"La vie allait reprendre ses droits après la solitude des aéroports, toutes ces heures sans attache, dans les airs, passées à lire les scénarios des autres, à analyser par le menu les rêves insignifiants que son génie aurait ensuite pour tâche de vendre au pays endormi."
Pour lui, la nuit ne sera plus jamais tendre. 1937, la fête est bien finie pour Scott Fitzgerald. Zelda, la "southern beauty", la fille du juge Sayre de l’Alabama, de maison de repos en retour chez sa mère, semble égarée à jamais sur les chemins de sa folie. Sa fille, Scottie, est loin aussi, en pension. Les amis des heures glorieuses fuient le fumet entêtant de l’échec qui s’attache à ses pas. Il lui reste l’alcool, l’écriture parfois et des souvenirs qu’il préférerait oublier. Qui se souvient de lui ? Hollywood, pension de famille dysfonctionnelle et providence des gloires littéraires passées. La MGM l’y appelle, se payant moins un scénariste à relativement peu de frais qu’un nom à ajouter à son tableau de chasse. Là, Fitzgerald retrouvera quelques vieux amis, Dottie Parker ou Robert Benchley, ses démons familiers, la bouteille, la solitude, l’autodépréciation, et entamera une liaison, la dernière, avec une "échotière" anglaise, Sheilah Graham. Ce seront les dernières années de sa vie en même temps que l’ultime chapitre de sa légende à venir.

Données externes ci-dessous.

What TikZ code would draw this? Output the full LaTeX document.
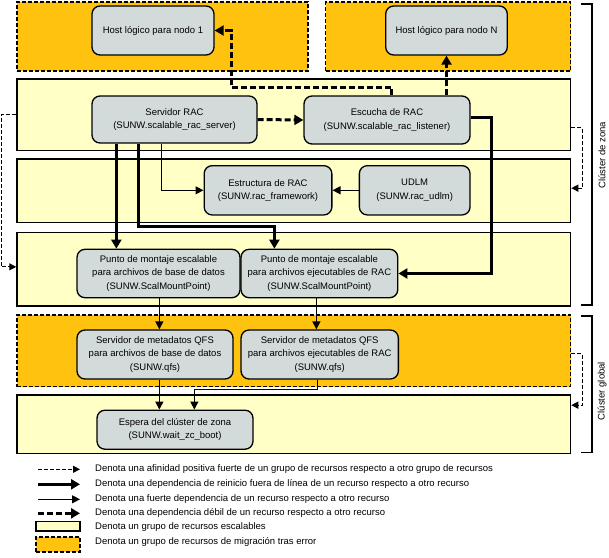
\documentclass[tikz,border=0pt]{standalone}
\usepackage{fontspec}
\setmainfont{Liberation Sans}
\usetikzlibrary{arrows.meta,calc}
\definecolor{orng}{HTML}{FFC20E}
\definecolor{ylw}{HTML}{FFFFC6}
\definecolor{gry}{HTML}{D3DADA}
\begin{document}
\begin{tikzpicture}[x=1pt,y=-1pt,
 font=\fontsize{9.5}{13.3}\selectfont,
 res/.style={draw=black,line width=1.3pt,fill=gry,rounded corners=8pt,align=center,inner sep=0pt},
 scal/.style={draw=black,line width=1.5pt,fill=ylw,inner sep=0pt},
 fail/.style={draw=black,line width=1.5pt,fill=orng,dash pattern=on 4pt off 2pt,inner sep=0pt},
 aff/.style={line width=1.2pt,dash pattern=on 4pt off 2pt,-{Triangle[length=7pt,width=7pt]}},
 offl/.style={line width=3pt,-{Triangle[length=9pt,width=10pt]}},
 strong/.style={line width=1.3pt,-{Triangle[length=8pt,width=8pt]}},
 weak/.style={line width=3pt,dash pattern=on 6pt off 3pt,-{Triangle[length=9pt,width=10pt]}},
 brk/.style={line width=1.2pt},
 lgd/.style={anchor=west,inner sep=0pt},
]
\fill[white] (0,0) rectangle (609,557);
\useasboundingbox (0,0) rectangle (609,557);

% panels
\node[fail,minimum width=291pt,minimum height=69pt] (o1) at (162.5,36.5) {};
\node[fail,minimum width=245pt,minimum height=69pt] (o2) at (448,36.5) {};
\node[scal,minimum width=553.5pt,minimum height=71.7pt] (p1) at (293.75,114.85) {};
\node[scal,minimum width=553.5pt,minimum height=63.3pt] (p2) at (293.75,190.65) {};
\node[scal,minimum width=553.5pt,minimum height=73.3pt] (p3) at (293.75,269.35) {};
\node[fail,minimum width=553.5pt,minimum height=71.7pt] (o3) at (293.75,350.85) {};
\node[scal,minimum width=553.5pt,minimum height=58.3pt] (p5) at (293.75,424.15) {};

% resources
\node[res,minimum width=122pt,minimum height=49pt] (h1) at (153,30.5) {Host lógico para nodo 1};
\node[res,minimum width=121.6pt,minimum height=49pt] (hN) at (446.5,30.5) {Host lógico para nodo N};
\node[res,minimum width=165pt,minimum height=47pt] (srv) at (174.5,119.5) {Servidor RAC\\(SUNW.scalable\_rac\_server)};
\node[res,minimum width=166pt,minimum height=48pt] (lis) at (387,120) {Escucha de RAC\\(SUNW.scalable\_rac\_listener)};
\node[res,minimum width=127.7pt,minimum height=49.3pt] (est) at (268,190.3) {Estructura de RAC\\(SUNW.rac\_framework)};
\node[res,minimum width=110.7pt,minimum height=49.3pt] (ud) at (414.7,190.3) {UDLM\\(SUNW.rac\_udlm)};
\node[res,minimum width=163pt,minimum height=48.4pt] (pd) at (158.5,273.5) {Punto de montaje escalable\\para archivos de base de datos\\(SUNW.ScalMountPoint)};
\node[res,minimum width=156.7pt,minimum height=48.4pt] (pe) at (319.4,273.5) {Punto de montaje escalable\\para archivos ejecutables de RAC\\(SUNW.ScalMountPoint)};
\node[res,minimum width=156pt,minimum height=49pt] (md) at (155,354.5) {Servidor de metadatos QFS\\para archivos de base de datos\\(SUNW.qfs)};
\node[res,minimum width=157.3pt,minimum height=49pt] (me) at (319.7,354.5) {Servidor de metadatos QFS\\para archivos ejecutables de RAC\\(SUNW.qfs)};
\node[res,minimum width=156pt,minimum height=39pt] (esp) at (175,429.7) {Espera del clúster de zona\\(SUNW.wait\_zc\_boot)};

% connectors
\draw[weak] (srv.east) -- (lis.west);
\draw[weak] (lis.north -| hN.south) -- (hN.south);
\draw[weak] ([xshift=88pt]lis.north west) |- (231,87) |- (h1.east);
\draw[strong] ([xshift=70pt]srv.south west) |- (est.west);
\draw[strong] (ud.west) -- (est.east);
\draw[offl] ([xshift=25pt]srv.south west) -- ([xshift=25pt]srv.south west |- pd.north);
\draw[offl] ([xshift=47pt]srv.south west) |- ($([xshift=34pt]pe.north west)+(0,-22)$) -- ([xshift=34pt]pe.north west);
\draw[offl] ([yshift=3pt]lis.east) -| ($(pe.east)+(93,0)$) -- (pe.east);
\draw[strong] ([xshift=83pt]pd.south west) -- ([xshift=83pt]md.north west);
\draw[strong] ([xshift=76pt]pe.south west) -- ([xshift=76pt]me.north west);
\draw[strong] ([xshift=83pt]md.south west) -- ([xshift=83pt]md.south west |- esp.north);
\draw[strong] ([xshift=77pt]me.south west) |- ($([xshift=98pt]esp.north west)+(0,-20)$) -- ([xshift=98pt]esp.north west);

% affinities
\draw[aff] ([yshift=-13pt]p1.east) -- ++(11,0) |- ([yshift=2.5pt]p2.east);
\draw[aff] ([yshift=-3pt]o3.east) -- ++(11,0) |- ([yshift=19pt]p5.east);
\draw[aff] (p1.west) -- ++(-15,0) |- ([yshift=2.5pt]p3.west);

% brackets
\coordinate (bz1) at (581,4);
\coordinate (bz2) at (581,305);
\draw[brk] (bz1) -- ++(11,0) |- (bz2);
\coordinate (bg1) at (581,316);
\coordinate (bg2) at (581,452.3);
\draw[brk] (bg1) -- ++(11,0) |- (bg2);
\node[rotate=90,inner sep=0pt] (lz) at (602,155) {Clúster de zona};
\node[rotate=90,inner sep=0pt] (lg) at (602,391) {Clúster global};

% legend
\coordinate (a1) at (38,469.3); \coordinate (b1) at (80,469.3);
\coordinate (a2) at (38,484.3); \coordinate (b2) at (80,484.3);
\coordinate (a3) at (38,499.3); \coordinate (b3) at (80,499.3);
\coordinate (a4) at (38,513.3); \coordinate (b4) at (80,513.3);
\draw[aff] (a1) -- (b1);
\draw[offl] (a2) -- (b2);
\draw[strong] (a3) -- (b3);
\draw[weak] (a4) -- (b4);
\node[scal,minimum width=44pt,minimum height=9.3pt] (ly) at (58,526.3) {};
\node[fail,minimum width=44pt,minimum height=15pt] (lo) at (58,544.5) {};
\node[lgd] (t1) at (95,469.3) {Denota una afinidad positiva fuerte de un grupo de recursos respecto a otro grupo de recursos};
\node[lgd] (t2) at (95,484.3) {Denota una dependencia de reinicio fuera de línea de un recurso respecto a otro recurso};
\node[lgd] (t3) at (95,499.3) {Denota una fuerte dependencia de un recurso respecto a otro recurso};
\node[lgd] (t4) at (95,513.3) {Denota una dependencia débil de un recurso respecto a otro recurso};
\node[lgd] (t5) at (95,527) {Denota un grupo de recursos escalables};
\node[lgd] (t6) at (95,542) {Denota un grupo de recursos de migración tras error};
\end{tikzpicture}
\end{document}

C’est parce que légende il y a que le projet romanesque de Stewart O’Nan dans Derniers feux sur Sunset est aussi audacieux. Comment échapper au récit édifiant ? Le seul à s’y être essayé avec un vrai succès jusqu’alors fut Budd Schulberg dans l’admirable Désenchanté (Robert Laffont, 1991). Fitzgerald est plus une icône qu’un personnage de roman. La grande réussite de Stewart O’Nan est justement de s’y confronter très directement avec les armes (lyrisme sourd, capacité d’incarnation) qui sont celles du romancier puissant qu’il est. Au fond, c’est moins de Scott, brûlé au feu de son génie, dont il est ici question, que d’alcoolisme, du cauchemar magnifique qu’est Hollywood. De la nuit, de la poussière. O. M.